“The best years of your life are the ones in which you decide your problems are your own. You do not blame them on your mother, the ecology, or the president. You realize that you control your own destiny.” ALBERT ELLIS
By Alex P. Vidal
If the alleged “no government support” issue has been blown out of proportions, Teresa, the mother of Sochi Winter Olympics skater Michael Martinez, is partly to blame.
News that she mortgaged her house in Mandaluyong City for the trip of her son came out two days after the opening ceremonies in Sochi, Russia witnessed “live” by millions of TV audience all over the world last Sunday morning in Manila.
Teresa’s sob story plus the other telenovela-type articles about 17-year-old Michael’s struggle to qualify for the biennial Games spread like wild fire in mass and social media. Followed by the bashing of President Noynoy Aquino’s “corrupt” government.
While fans from other snowy countries were cheering for their athletes and monitoring the medal tally, Filipinos, “touched” by the “shabby” treatment of Michael, were up in arms against the government.
It turned out Michael was never neglected contrary to allegations. Both the Philippine Olympic Committee (POC) and the Philippine Sports Commission (PSC) did their parts to ensure that Michael makes it to the Sochi Games. The stipend released by the PSC for Michael was the same amount given to other national athletes who compete abroad. No special treatment. Everyone is treated equally under the policy. Even if figure skating is no grassroots event.
But Teresa apparently wanted more. She probably wanted the government to also fund her trip to Sochi thus when the PSC failed or refused to give more, she went to media. If she had mental honesty, she would have revealed to media that her son also received financial windfall from corporate sponsors led by the Sy family who owns Asia’s biggest malls in and outside the Philippines. Plus the financial bonanza Michael will get after the Olympics.

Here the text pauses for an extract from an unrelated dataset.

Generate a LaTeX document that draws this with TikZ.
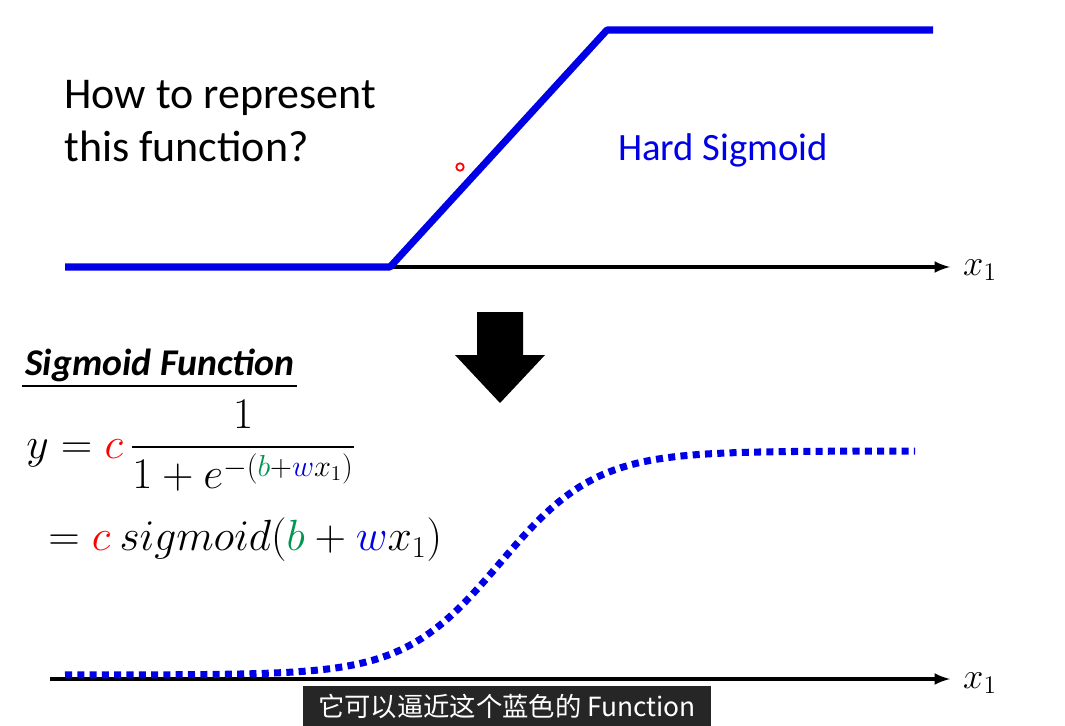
\documentclass[tikz,border=0pt]{standalone}
\usepackage{fontspec}
\setmainfont{Carlito}
\newfontfamily\cjk{Noto Sans CJK SC}
\usepackage{amsmath}
\usetikzlibrary{positioning}
\definecolor{hardblue}{RGB}{0,0,230}
\definecolor{bgreen}{RGB}{0,150,80}
\begin{document}
\begin{tikzpicture}[x=0.02cm, y=-0.02cm, semithick,
                    axis/.style  = {-latex, line width = 2pt},
                    curve/.style = {hardblue, line width = 4pt},
                    txt/.style   = {font = \fontsize{25}{30}\selectfont, align = left}]
\useasboundingbox (0,0) rectangle (1065,726);

% top: hard sigmoid
\coordinate (o1) at (65,267);
\coordinate (e1) at (950,267);
\draw[axis] (o1) -- (e1);
\node (x1a) at (980,270) {\fontsize{22}{26}\selectfont$x_1$};
\draw[curve, line join = round] (o1) -- (390,267) -- (607,30) -- (933,30);
\node[txt, anchor = west] (q) at (58,121) {How to represent\\this function?};
\node[txt, hardblue, font = \fontsize{22}{26}\selectfont] (hs) at (723,150) {Hard Sigmoid};
\node[draw = red, circle, inner sep = 1.5pt, line width = 1pt] (dot) at (460,167) {};

% arrow
\fill (477,312) -- (523,312) -- (523,355) -- (545,355) -- (500,403)
      -- (455,355) -- (477,355) -- cycle;

% sigmoid function
\node (title) at (160,365) {\fontsize{21.5}{26}\selectfont\bfseries\itshape Sigmoid Function};
\draw[line width = 0.8pt] (22,386) -- (297,386);
\node[anchor = west] (f1) at (20,446) {\fontsize{23}{28}\selectfont
  $y = {\color{red}c}\,\dfrac{1}{1+e^{-({\color{bgreen}b}+{\color{hardblue}w}x_1)}}$};
\node[anchor = west] (f2) at (42,540) {\fontsize{23}{28}\selectfont
  $= {\color{red}c}\ sigmoid({\color{bgreen}b}+{\color{hardblue}w}x_1)$};

% bottom: sigmoid
\coordinate (o2) at (50,679);
\coordinate (e2) at (950,679);
\draw[axis] (o2) -- (e2);
\node (x1b) at (980,683) {\fontsize{22}{26}\selectfont$x_1$};
\draw[curve, dash pattern = on 4pt off 3pt, domain = 65:915, samples = 120]
  plot (\x, {675 - 224/(1+exp(-(\x-500)/48))});

% subtitle
\node[fill = black!85, text = white, minimum width = 408*0.02cm,
      minimum height = 40*0.02cm, inner sep = 0pt] (sub) at (507,706)
  {\fontsize{15}{18}\selectfont\cjk 它可以逼近这个蓝色的 Function};
\end{tikzpicture}
\end{document}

Under the law, the PSC cannot shell out millions of pesos requested by an individual athlete. The NSA or national sports association accredited by PSC is tasked to facilitate the request for funding if it is more than P50,000. It’s the job of the Philippine Skating Union as NSA to make a formal request, not the parent of an athlete.
Teresa should emulate the parents of chess grand masters Mark Paragua and Wesley So. Instead of bellyaching and slandering the government, they initiated their own initiatives and tapped corporate sponsors to build the chess career of their sons. They didn’t condemn the government. They did not go to media to cry foul and sensationalize their sons’ predicament. The parents of these chess players are aware that the rise of their sons to the pinnacle of chess will be derailed if they will rely everything to the cash-strapped government thus they paddled their own canoes and cultivated their gardens.
And these chess players are no peanuts. So is currently ranked No. 1 in the Philippines, No. 2 among juniors and No. 28 in the world. He was previously the strongest Under-16 player in the world and, in October 2008, was rated 2610. So became the youngest player ever in the history of the game to break the 2600 ELO barrier, breaking the record previously held by Magnus Carlsen.
The youngest Filipino master ever, at nine years of age, Paragua also became the youngest Filipino GM ever at 20 (until Wesley So surpassed it), beating out Eugenio Torre’s record by about two years.
Paragua qualified for the 2004 World Championship in Tripoli, Libya, where he was eliminated by Viktor Bologan of Moldova in the first round 1-3. He also qualified for World Cup Chess 2005 (qualifying tournament for world championship) and upset Armenian GM Sergei Movsesian in the first round before narrowly losing in the tie breaker against Alexey Dreev of Russia in the second round.
Paragua became the first Filipino to reach 2600 FIDE after he placed second in the Asian Zonal 3.3 Chess Championships in Kuala Lumpur, Malaysia.
Aside from Paragua and So, there were other athletes who competed in other world events like the Paralympics and World Cup who never received substantial financial support but, motivated by deep patriotism and love for sports, opted to keep quite and just show their talents on world stage. They made their countrymen proud with their performances and their parents didn’t raise any whimper to sensationalize their predicament.